Leibniz und Rousseau über das Gute (30.5.2018)

Es lassen sich in der Geschichte der Philosophie verschiedene Muster erkennen, das Gute zu verorten. Während Platon das Gute in bzw. über den Ideen ansiedelt und sich damit das Problem seiner Realisierung in der irdischen Welt stellt, denkt Leibniz das Gute als die rational beste aller möglichen Welten. Bei Platon und in der platonischen Tradition besteht das Böse in der Materie, die durch einen Seinsmangel (Privation) gekennzeichnet ist, ebenso in der scholastischen Philosophie bei Thomas von Aquin. Das Gute ist bei Leibniz dagegen ein resultativer Zustand, der verschiedenen metaphysischen und rationalen Bedingungen gerecht wird. Leibniz betont, dass der Grund des Bösen nicht in der Materie zu finden ist, sondern in der „idealen Natur“ des Menschen, also – mit Platon gesprochen – im Bereich der Ideen. Die ideale Natur besagt, dass der Mensch als Geschöpf Gottes notwendigerweise endlich sein muss und dass daraus die Möglichkeit, jedoch nicht die Notwendigkeit von körperlichem und moralischem Übel – malum physicum und malum morale – folgt. Die ideale Natur ist die logische Notwendigkeit der Endlichkeit der menschlichen Kreatur, oder auch das malum metaphysicum, denn „Gott konnte ihr nicht alles geben, ohne sie zum Gott zu machen; er mußte also stufenweise Unterschiede in der Vollkommenheit der Dinge und ebenso Beschränkungen jeder Art geben.“ (117) Entscheidend ist dabei, dass diese Endlichkeit nicht per se schlecht ist, sondern gerade gut, da eine Welt ohne Schöpfung schlechter wäre als eine Welt, die Geschöpfe enthält. Im Zusammenspiel von Gottes Verstand, der die ideale Natur und Beschränktheit der Schöpfung vorgibt und seinem Willen, der auf das Gute ausgerichtet ist, ergibt sich in Art einer Resultante verschiedener Willens-Vektoren die Konstitution der besten aller möglichen Welten. Leibniz vertritt also einen metaphysisch komparativen und superlativen Begriff des Guten.

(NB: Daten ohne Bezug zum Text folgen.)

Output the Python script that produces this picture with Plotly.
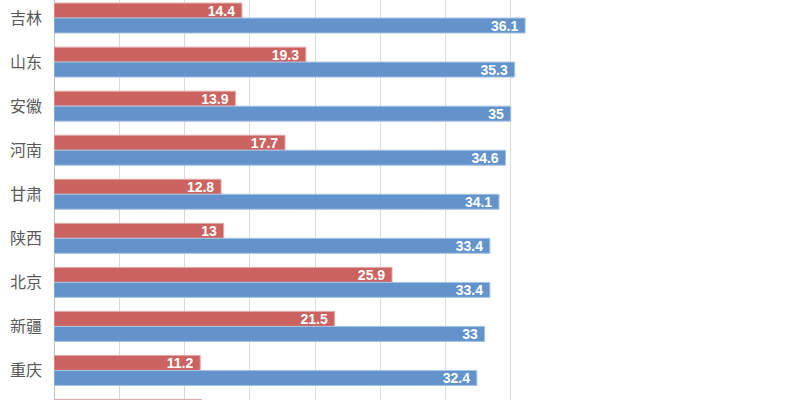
import plotly.graph_objects as go

categories = ["吉林", "山东", "安徽", "河南", "甘肃", "陕西", "北京", "新疆", "重庆", ""]
red_values = [14.4, 19.3, 13.9, 17.7, 12.8, 13, 25.9, 21.5, 11.2, 11.3]
blue_values = [36.1, 35.3, 35, 34.6, 34.1, 33.4, 33.4, 33, 32.4, None]
x_ticks = [0, 5, 10, 15, 20, 25, 30, 35, 40]

pos = list(range(len(categories)))
n_visible = 9


def labels(vals):
    out = []
    for i, v in enumerate(vals):
        if v is None or i >= n_visible:
            out.append("")
        else:
            out.append(f"{v:g}\u00a0")
    return out


fig = go.Figure()
fig.add_trace(go.Bar(
    y=pos, x=red_values, orientation="h",
    marker=dict(color="#CB6461", line=dict(color="#E4A7A5", width=1)),
    text=labels(red_values), texttemplate="%{text}",
    textposition="inside", insidetextanchor="end",
    textangle=0, constraintext="none",
    textfont=dict(color="white", size=14, family="Liberation Sans", weight="bold"),
    showlegend=False, hoverinfo="skip",
))
fig.add_trace(go.Bar(
    y=pos, x=blue_values, orientation="h",
    marker=dict(color="#6393CB", line=dict(color="#A7C2E3", width=1)),
    text=labels(blue_values), texttemplate="%{text}",
    textposition="inside", insidetextanchor="end",
    textangle=0, constraintext="none",
    textfont=dict(color="white", size=14, family="Liberation Sans", weight="bold"),
    showlegend=False, hoverinfo="skip",
))

fig.update_layout(
    width=800, height=400,
    margin=dict(l=54, r=224, t=0, b=0),
    paper_bgcolor="white", plot_bgcolor="white",
    barmode="group", bargap=0.32, bargroupgap=0.0,
    xaxis=dict(range=[0, 40], tickvals=x_ticks, showticklabels=False,
               showgrid=True, gridcolor="#D9D9D9", gridwidth=1,
               zeroline=True, zerolinecolor="#BFBFBF", zerolinewidth=1,
               fixedrange=True),
    yaxis=dict(range=[8.67, -0.41], tickvals=pos[:n_visible], ticktext=categories[:n_visible],
               showgrid=False, zeroline=False, automargin=False,
               ticks="", ticklabelstandoff=11, fixedrange=True,
               tickfont=dict(size=16, color="#595959", family="Noto Sans CJK SC")),
)

fig.write_html("out.html", config={"displayModeBar": False},
               post_script="document.body.style.margin='0';")
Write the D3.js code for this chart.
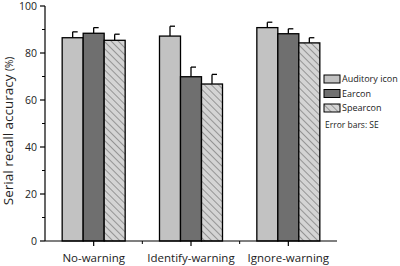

Rousseau wiederum verortet das Gute, gerade gegenteilig zu Platon, in der natürlichen Welt und vor aller Vernunft, insofern er auf die unmoralischen Konsequenzen der Vernunftoperation verweist. Die Vernunft, durch die wir den Naturzustand verlassen haben, setzt uns in die Lage, uns mit anderen Menschen zu vergleichen und zu verrechnen. Daraus resultiert eine pervertierte Form der eigentlich gutartigen Selbstliebe, die Rousseau Eigenliebe (amour propre) nennt. Diese Eigenliebe verhindert die Wirkung des natürlichen Mitleids, das dazu führt, dass wir uns mit anderen Mitmenschen identifizieren. Die Vernunft führt nicht zur Identifizierung, sondern vielmehr zur Unterscheidung und Konkurrenz der Menschen. Hierin liegt nach Rousseau der Grund des Bösen.